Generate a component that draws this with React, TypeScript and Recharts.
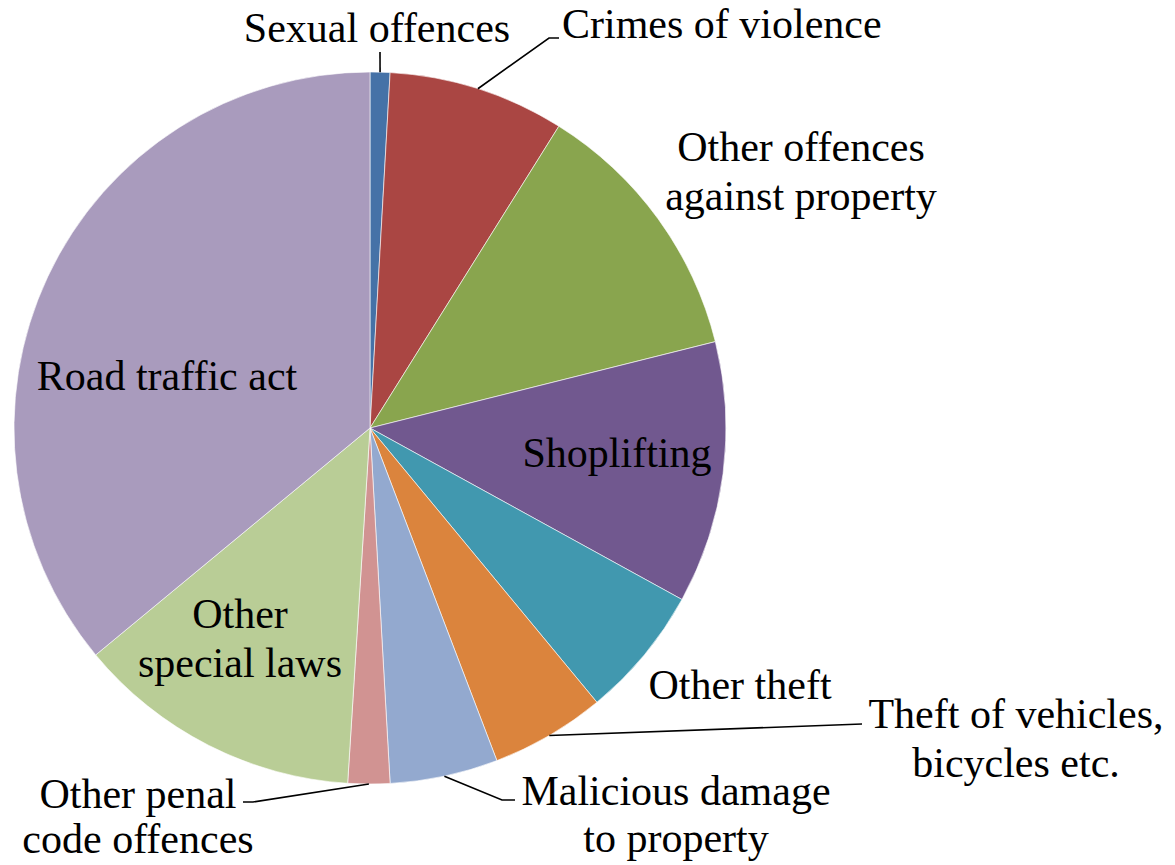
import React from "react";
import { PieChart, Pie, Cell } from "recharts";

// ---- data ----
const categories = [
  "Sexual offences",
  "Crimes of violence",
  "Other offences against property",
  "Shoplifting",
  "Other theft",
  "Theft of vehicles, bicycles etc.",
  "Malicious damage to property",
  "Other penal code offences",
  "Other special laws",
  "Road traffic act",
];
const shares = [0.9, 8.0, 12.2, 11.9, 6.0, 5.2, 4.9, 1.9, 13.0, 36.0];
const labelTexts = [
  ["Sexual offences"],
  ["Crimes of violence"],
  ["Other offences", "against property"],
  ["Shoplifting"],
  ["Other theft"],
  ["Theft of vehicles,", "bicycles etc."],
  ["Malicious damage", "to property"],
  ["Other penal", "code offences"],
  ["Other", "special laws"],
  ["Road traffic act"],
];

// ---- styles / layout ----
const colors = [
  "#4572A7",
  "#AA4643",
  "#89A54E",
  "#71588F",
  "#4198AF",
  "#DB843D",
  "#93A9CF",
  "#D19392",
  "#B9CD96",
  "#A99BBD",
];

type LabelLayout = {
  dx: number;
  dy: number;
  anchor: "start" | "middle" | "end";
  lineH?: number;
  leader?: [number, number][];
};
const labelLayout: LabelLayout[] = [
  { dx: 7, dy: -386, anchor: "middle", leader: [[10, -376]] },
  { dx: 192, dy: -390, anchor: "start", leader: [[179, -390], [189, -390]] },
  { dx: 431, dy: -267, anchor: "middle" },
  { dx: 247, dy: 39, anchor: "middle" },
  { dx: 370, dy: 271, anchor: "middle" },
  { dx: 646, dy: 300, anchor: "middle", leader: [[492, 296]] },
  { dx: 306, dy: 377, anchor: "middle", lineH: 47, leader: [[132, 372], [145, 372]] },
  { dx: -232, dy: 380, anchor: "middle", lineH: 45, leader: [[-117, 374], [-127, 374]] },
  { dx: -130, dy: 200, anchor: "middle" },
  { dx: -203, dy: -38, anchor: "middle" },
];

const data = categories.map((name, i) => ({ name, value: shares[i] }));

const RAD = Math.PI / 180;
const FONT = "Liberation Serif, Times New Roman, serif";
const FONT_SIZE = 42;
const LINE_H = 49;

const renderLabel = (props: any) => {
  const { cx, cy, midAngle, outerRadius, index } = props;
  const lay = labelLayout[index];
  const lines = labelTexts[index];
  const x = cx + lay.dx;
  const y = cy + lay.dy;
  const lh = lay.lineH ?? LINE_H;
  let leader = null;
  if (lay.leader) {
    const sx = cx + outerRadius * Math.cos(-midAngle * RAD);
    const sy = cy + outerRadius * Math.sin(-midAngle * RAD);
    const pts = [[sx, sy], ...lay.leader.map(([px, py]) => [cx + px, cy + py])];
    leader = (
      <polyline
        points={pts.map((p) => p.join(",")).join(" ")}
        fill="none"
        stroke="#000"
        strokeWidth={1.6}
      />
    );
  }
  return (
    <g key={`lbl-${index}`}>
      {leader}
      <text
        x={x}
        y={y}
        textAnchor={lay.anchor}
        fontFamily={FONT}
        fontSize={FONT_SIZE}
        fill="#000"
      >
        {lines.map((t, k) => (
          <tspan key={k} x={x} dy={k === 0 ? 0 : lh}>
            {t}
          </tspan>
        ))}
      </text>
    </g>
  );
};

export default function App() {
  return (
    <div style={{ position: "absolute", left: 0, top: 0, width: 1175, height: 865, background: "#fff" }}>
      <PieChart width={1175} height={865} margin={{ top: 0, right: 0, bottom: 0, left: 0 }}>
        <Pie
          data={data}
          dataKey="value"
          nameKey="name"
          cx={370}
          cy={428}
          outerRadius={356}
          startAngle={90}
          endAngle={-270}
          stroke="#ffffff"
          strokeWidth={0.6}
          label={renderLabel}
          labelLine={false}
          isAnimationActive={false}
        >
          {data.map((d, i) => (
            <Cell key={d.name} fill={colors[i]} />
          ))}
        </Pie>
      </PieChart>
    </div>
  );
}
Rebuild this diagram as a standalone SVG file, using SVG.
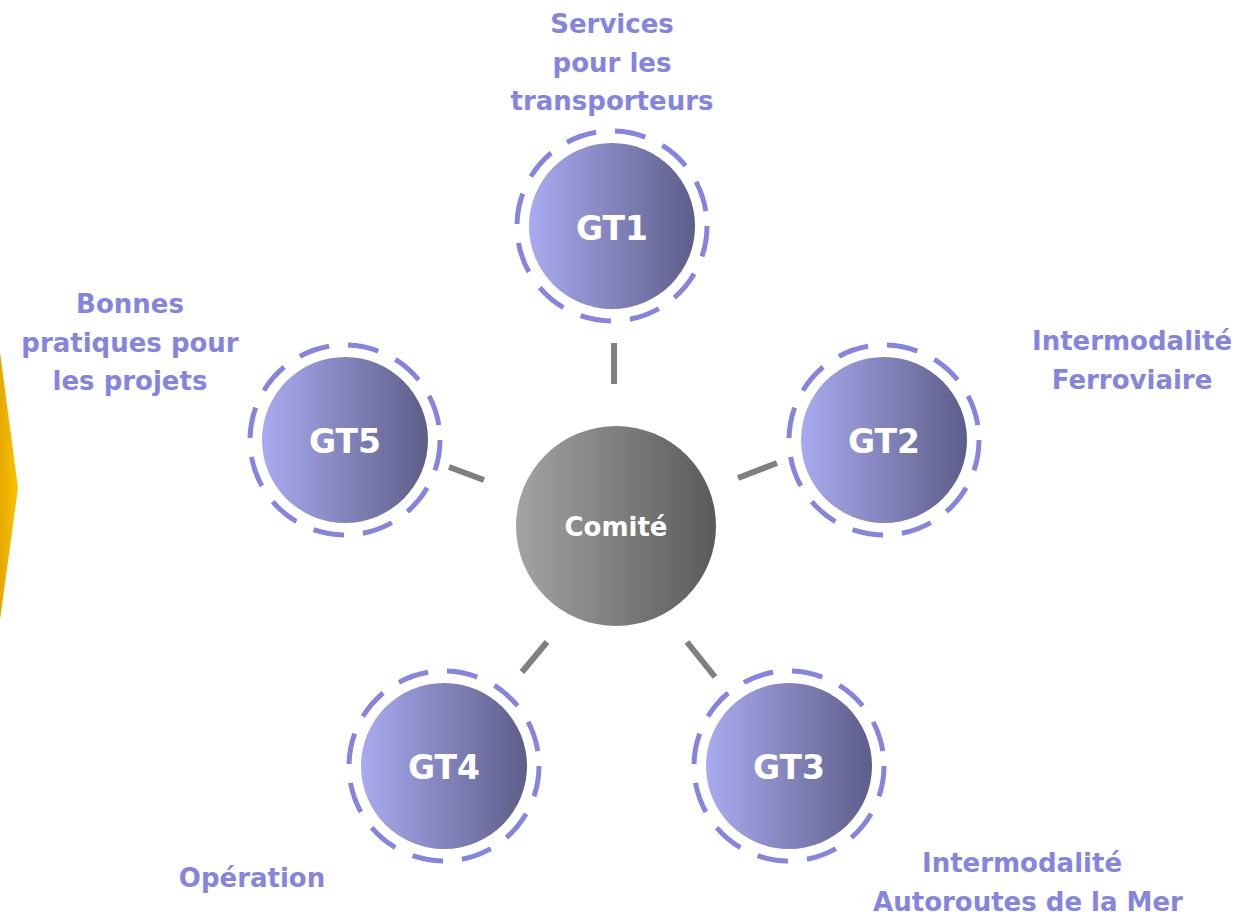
++++++
## Written exercise:
Copy exactly the lines running from the beginning of the listing through the line that has "PieChart, Pie, Cell". Drop the pictures.

## Solution:
Generate a component that draws this with React, TypeScript and Recharts.
import React from "react";
import { PieChart, Pie, Cell } from "recharts";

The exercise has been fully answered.